A simpler way to manipulate the sex of offspring has been developed by scientists.
The technique features a “novel” way to separate X- from Y-chromosome-bearing sperm.
Distinctive gene activity by the two sex chromosomes allows X-bearing sperm to be slowed down.
Most cells from male mammals contain both an X and a Y chromosome, but during sperm development (spermatogenesis) they are segregated into different cells.
This means an individual sperm will carry either one or the other, with an X chromosome giving rise to daughters and a Y chromosome to sons.
Researchers say that unlike the Y chromosome, which carries very few genes, the X chromosome carries many, some of which remain active in the maturing sperm.
This provides a theoretical basis for distinguishing the two, the research published in the journal PLOS Biology sets out.
Professor Masayuki Shimada, said: “The differential expression of receptor genes by the two sex chromosomes provides the basis for a novel and potentially highly useful method for separating X and Y sperm and we have already succeeded in the selective production of male or female in cattle and pigs by this method.
The study was performed in mice, but the technique is likely to be widely applicable to other mammals as well.
Scientists at Hiroshima University in Japan found 492 genes are active in only X-bearing sperm.
Eighteen of the X chromosome genes encoded receptors and were good candidates for manipulating the sperm because of their response to stimuli.

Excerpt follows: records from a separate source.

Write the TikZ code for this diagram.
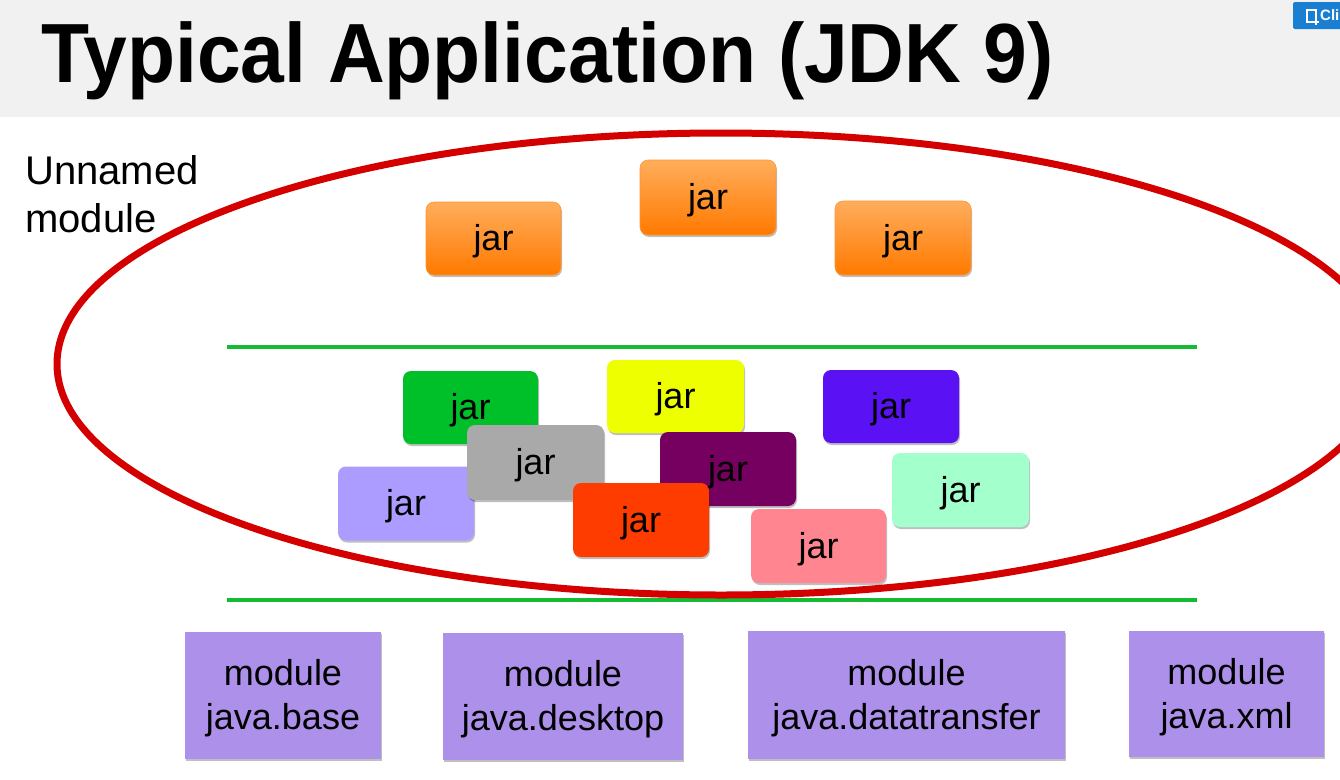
\documentclass[tikz,border=0pt]{standalone}
\usepackage{fontspec}
\setmainfont{Liberation Sans}
\usetikzlibrary{shadows}
\definecolor{titlebg}{HTML}{F1F1F1}
\definecolor{ovalred}{HTML}{D40000}
\definecolor{linegreen}{HTML}{14BB33}
\definecolor{orgtop}{HTML}{FFAD5C}
\definecolor{orgbot}{HTML}{FF7A00}
\definecolor{jgreen}{HTML}{00C02A}
\definecolor{jyellow}{HTML}{EEFF00}
\definecolor{jblue}{HTML}{5A12F5}
\definecolor{jgray}{HTML}{A9A9A9}
\definecolor{jpurple}{HTML}{760060}
\definecolor{jlav}{HTML}{AD9CFF}
\definecolor{jred}{HTML}{FF3C00}
\definecolor{jmint}{HTML}{A3FFCC}
\definecolor{jpink}{HTML}{FF8690}
\definecolor{modfill}{HTML}{AC90EA}
\definecolor{clipblue}{HTML}{1A7FD0}
\tikzset{
  shd/.style={drop shadow={shadow xshift=1pt, shadow yshift=-2pt, opacity=0.25, fill=black}},
  jarbox/.style={shd, rounded corners=8pt, inner sep=0pt, minimum width=136pt, minimum height=74pt,
    text height=32pt, text depth=7.5pt, font=\fontsize{36}{40}\selectfont, text=black},
  orangejar/.style={jarbox, top color=orgtop, bottom color=orgbot, draw=orgbot!80!white, line width=0.6pt},
  modbox/.style={shd, fill=modfill, inner sep=0pt, align=center, font=\fontsize{36}{44}\selectfont},
  sepline/.style={draw=linegreen, line width=4pt},
}
\newcommand{\modstrut}{\rule{0pt}{32pt}}
\begin{document}
\begin{tikzpicture}[x=1pt, y=-1pt]
\useasboundingbox (0,0) rectangle (1340,779);
\fill[white] (0,0) rectangle (1340,779);
% title bar
\fill[titlebg] (0,0) rectangle (1340,117);
\node[anchor=base west, inner sep=0pt, font=\fontsize{84}{90}\selectfont\bfseries] (title) at (41,82)
  {\scalebox{0.936}[1]{Typical Application (JDK 9)}};
% clip button
\fill[clipblue, rounded corners=2pt] (1293,2) rectangle (1360,29);
\draw[white, line width=1.6pt] (1307,10) rectangle (1316,22);
\draw[white, line width=1.4pt] (1316,19) -- (1316,25) (1313,22) -- (1319,22);
\node[anchor=west, inner sep=0pt, text=white, font=\fontsize{15}{16}\selectfont\bfseries] (clip) at (1320,15.5) {Cli};
% label
\node[anchor=north west, inner sep=0pt, align=left, font=\fontsize{40}{48}\selectfont] (unnamed) at (25,155) {Unnamed\\module};
% separator lines
\draw[sepline] (227,347) -- (1197,347);
\draw[sepline] (227,600) -- (1197,600);
% oval
\draw[ovalred, line width=7pt] (721,364) ellipse [x radius=664, y radius=231];
% top jars
\node[orangejar, minimum width=135pt, minimum height=73pt] (jA) at (493.5,238.5) {jar};
\node[orangejar, minimum height=75pt] (jB) at (708,197.5) {jar};
\node[orangejar] (jC) at (903,238) {jar};
% middle jars
\node[jarbox, fill=jgreen, minimum width=135pt, minimum height=73pt] (jgreen) at (470.5,407.5) {jar};
\node[jarbox, fill=jlav] (jlav) at (406,503.5) {jar};
\node[jarbox, fill=jgray, minimum width=137pt, minimum height=75pt] (jgray) at (535.5,462.5) {jar};
\node[jarbox, fill=jyellow, minimum width=137pt, minimum height=73pt] (jyellow) at (675.5,396.5) {jar};
\node[jarbox, fill=jpurple] (jpurple) at (728,469) {jar};
\node[jarbox, fill=jred] (jred) at (641,520) {jar};
\node[jarbox, fill=jpink, minimum width=135pt] (jpink) at (818.5,546) {jar};
\node[jarbox, fill=jblue, minimum height=73pt] (jblue) at (891,406.5) {jar};
\node[jarbox, fill=jmint, minimum width=137pt] (jmint) at (960.5,490) {jar};
% modules
\node[modbox, minimum width=196pt, minimum height=127pt] (m1) at (283,695.5) {\modstrut module\\java.base};
\node[modbox, minimum width=240pt, minimum height=127pt] (m2) at (563,696.5) {\modstrut module\\java.desktop};
\node[modbox, minimum width=317pt, minimum height=128pt] (m3) at (906.5,695) {\modstrut module\\java.datatransfer};
\node[modbox, minimum width=195pt, minimum height=126pt] (m4) at (1226.5,694) {\modstrut module\\java.xml};
\end{tikzpicture}
\end{document}
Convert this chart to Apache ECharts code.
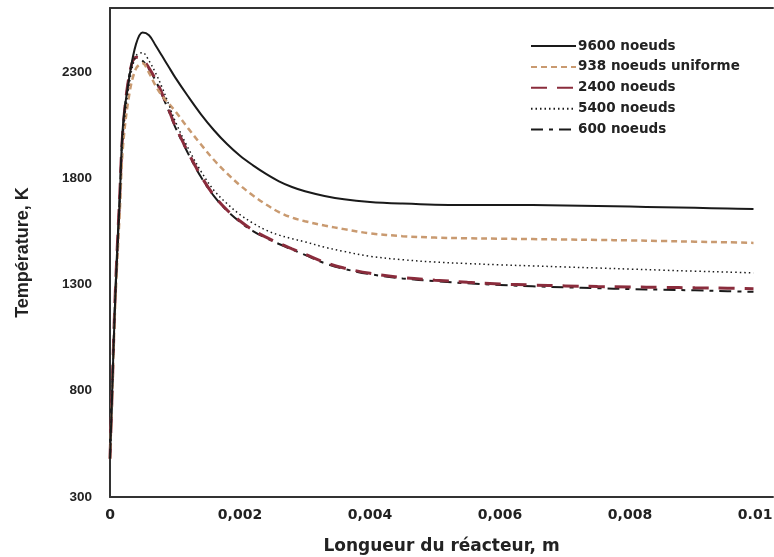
<!DOCTYPE html>
<html>
<head>
<meta charset="utf-8">
<script src="https://cdn.jsdelivr.net/npm/echarts@6/dist/echarts.min.js"></script>
<style>
html,body{margin:0;padding:0;background:#fff;}
#c{width:774px;height:557px;}
</style>
</head>
<body>
<div id="c"></div>
<script>
// Longueur du réacteur (m)
var xs = [0, 0.00003, 0.00008, 0.00015, 0.0002, 0.0003, 0.0004, 0.0005, 0.0006, 0.0007, 0.0008, 0.0009, 0.001, 0.0012, 0.0014, 0.0016, 0.0018, 0.002, 0.0022, 0.0024, 0.0026, 0.0028, 0.003, 0.0033, 0.0036, 0.004, 0.0045, 0.005, 0.0055, 0.006, 0.0065, 0.007, 0.0075, 0.008, 0.0085, 0.009, 0.0095, 0.0099];

var seriesNames = ['9600 noeuds', '938 noeuds uniforme', '2400 noeuds', '5400 noeuds', '600 noeuds'];

var t9600 = [480, 760, 1230, 1700, 2050, 2280, 2430, 2485, 2472, 2425, 2375, 2325, 2275, 2185, 2100, 2025, 1960, 1905, 1860, 1820, 1785, 1758, 1738, 1716, 1700, 1688, 1680, 1675, 1674, 1674, 1673, 1671, 1669, 1666, 1663, 1660, 1657, 1655];

var t938u = [480, 740, 1200, 1640, 1950, 2200, 2315, 2340, 2295, 2235, 2187, 2152, 2116, 2035, 1958, 1885, 1822, 1766, 1718, 1676, 1640, 1614, 1597, 1577, 1560, 1540, 1527, 1520, 1517, 1515, 1513, 1511, 1509, 1507, 1504, 1501, 1498, 1495];

var t2400 = [480, 770, 1250, 1720, 2030, 2290, 2368, 2358, 2318, 2265, 2198, 2125, 2048, 1922, 1810, 1718, 1650, 1598, 1555, 1522, 1493, 1467, 1442, 1404, 1377, 1352, 1332, 1320, 1310, 1302, 1297, 1293, 1290, 1288, 1286, 1284, 1282, 1280];

var t5400 = [480, 760, 1230, 1690, 2000, 2250, 2375, 2390, 2352, 2295, 2228, 2150, 2070, 1942, 1832, 1742, 1680, 1628, 1588, 1555, 1532, 1515, 1500, 1475, 1455, 1432, 1416, 1405, 1398, 1392, 1387, 1382, 1377, 1372, 1367, 1362, 1358, 1354];

var t600 = [480, 770, 1250, 1720, 2030, 2290, 2365, 2352, 2312, 2259, 2192, 2118, 2042, 1917, 1805, 1715, 1647, 1594, 1551, 1518, 1490, 1464, 1439, 1400, 1373, 1348, 1328, 1315, 1305, 1297, 1291, 1286, 1282, 1278, 1275, 1272, 1268, 1265];

var xTickLabels = ['0', '0,002', '0,004', '0,006', '0,008', '0.01'];
var yTickLabels = ['300', '800', '1300', '1800', '2300'];

function pairs(ys) { return xs.map(function (x, i) { return [x, ys[i]]; }); }

var chart = echarts.init(document.getElementById('c'));

function mk(name, data, color, width, type, z) {
  return {
    name: name, type: 'line', data: pairs(data), xAxisIndex: 0,
    smooth: 0.35, symbol: 'none', showSymbol: false, z: z,
    lineStyle: { color: color, width: width, type: type, cap: 'butt' },
    itemStyle: { color: color }
  };
}

chart.setOption({
  animation: false,
  backgroundColor: '#fff',
  grid: { left: 110, right: 1, top: 8, bottom: 60, containLabel: false, outerBoundsMode: 'none' },
  legend: {
    orient: 'vertical', left: 530, top: 39, padding: 0,
    itemWidth: 45, itemHeight: 10, itemGap: 6.9,
    itemStyle: { opacity: 0 },
    textStyle: { fontFamily: 'DejaVu Sans, sans-serif', fontWeight: 'bold', fontSize: 13.5, lineHeight: 12.7, color: '#222', padding: [0, 0, 0, -3] },
    data: seriesNames
  },
  xAxis: [{
    type: 'value', min: 0, max: 0.0102, interval: 0.001,
    name: 'Longueur du réacteur, m', nameLocation: 'middle', nameGap: 41,
    nameTextStyle: { fontFamily: 'DejaVu Sans, sans-serif', fontWeight: 'bold', fontSize: 17, color: '#222' },
    axisLine: { show: true, onZero: false, lineStyle: { color: '#333', width: 2 } },
    axisTick: { show: false },
    splitLine: { show: false },
    axisLabel: {
      fontFamily: 'DejaVu Sans, sans-serif', fontWeight: 'bold', fontSize: 14, color: '#222',
      interval: 0, margin: 11, showMaxLabel: false,
      formatter: function (v) {
        var k = Math.round(v * 10000);
        if (Math.abs(v * 10000 - k) < 1e-6 && k % 20 === 0) {
          var s = xTickLabels[k / 20] || '';
          // keep the last label inside the canvas, as in the original
          return (k / 20 === xTickLabels.length - 1) ? s + '\u00a0\u00a0' : s;
        }
        return '';
      }
    }
  }, {
    type: 'value', position: 'top', min: 0, max: 0.0102,
    axisLine: { show: true, onZero: false, lineStyle: { color: '#333', width: 2 } },
    axisTick: { show: false }, axisLabel: { show: false }, splitLine: { show: false }
  }],
  yAxis: {
    type: 'value', min: 300, max: 2600, interval: 100,
    name: 'Température, K', nameLocation: 'middle', nameGap: 78, nameRotate: 90,
    nameTextStyle: { fontFamily: 'Liberation Sans, Arial, sans-serif', fontWeight: 'bold', fontSize: 18, color: '#222' },
    axisLine: { show: true, onZero: false, lineStyle: { color: '#333', width: 2 } },
    axisTick: { show: false },
    splitLine: { show: false },
    axisLabel: {
      fontFamily: 'Liberation Sans, Arial, sans-serif', fontWeight: 'bold', fontSize: 13.5, color: '#222',
      interval: 0, margin: 18,
      formatter: function (v) {
        var k = Math.round(v);
        if ((k - 300) % 500 === 0) { return yTickLabels[(k - 300) / 500] || ''; }
        return '';
      }
    }
  },
  series: [
    mk(seriesNames[0], t9600, '#1a1a1a', 2, 'solid', 5),
    mk(seriesNames[1], t938u, '#c99a70', 2.5, [6, 4], 4),
    mk(seriesNames[2], t2400, '#8a2c3c', 3, [16, 10], 3),
    mk(seriesNames[3], t5400, '#1a1a1a', 1.5, [1.5, 3], 6),
    mk(seriesNames[4], t600, '#1a1a1a', 2, [12, 6, 4, 6], 2)
  ]
});
</script>
</body>
</html>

Researchers focused on a pair of receptors and found that a chemical that bound to them slowed sperm motility without impairing either fertilisation ability or viability.
They showed the effect was due to impaired energy production within the sperm and could be reversed by removal of the chemical.
Mouse sperm treated with the chemical, followed by in vitro fertilisation with the fastest swimmers, led to litters that were 90% male.
When the slower swimmers were used instead, the litters were 81% female.
Scientists say that while other procedures that can be used to separate X and Y sperm, they are cumbersome, expensive, and risk damaging the DNA of the sperm.
Professor Allan Pacey, Professor of Andrology at the University of Sheffield, said: “There have been many attempts over the years to develop techniques to separate X from Y chromosome bearing sperm and thereby influence the sex of farm animals or humans born.
“We also know that nature is pretty ingenious in how it can influence the sex of offspring born in response to specific environmental or social conditions. However, to date, the mechanism by which it does this is poorly understood.
“Therefore, this paper is very interesting because it highlights inherent physiological differences between X and Y chromosome bearing sperm in the laboratory.
Dr Peter Ellis, lecturer in Molecular Biology and Reproduction, University of Kent School of Biosciences, added: “This study makes the startling claim that there are cell surface markers on X- and Y-bearing sperm cells that ‘label’ these and selectively affect their function.
“This type of marker has been sought for many years in many different species, but thus far without success.
“If this study were to be replicated – and in particular if it holds true in species other than mice – then the implications could be colossal for both animal and human artificial insemination and assisted reproduction, but we are certainly not at that stage yet.”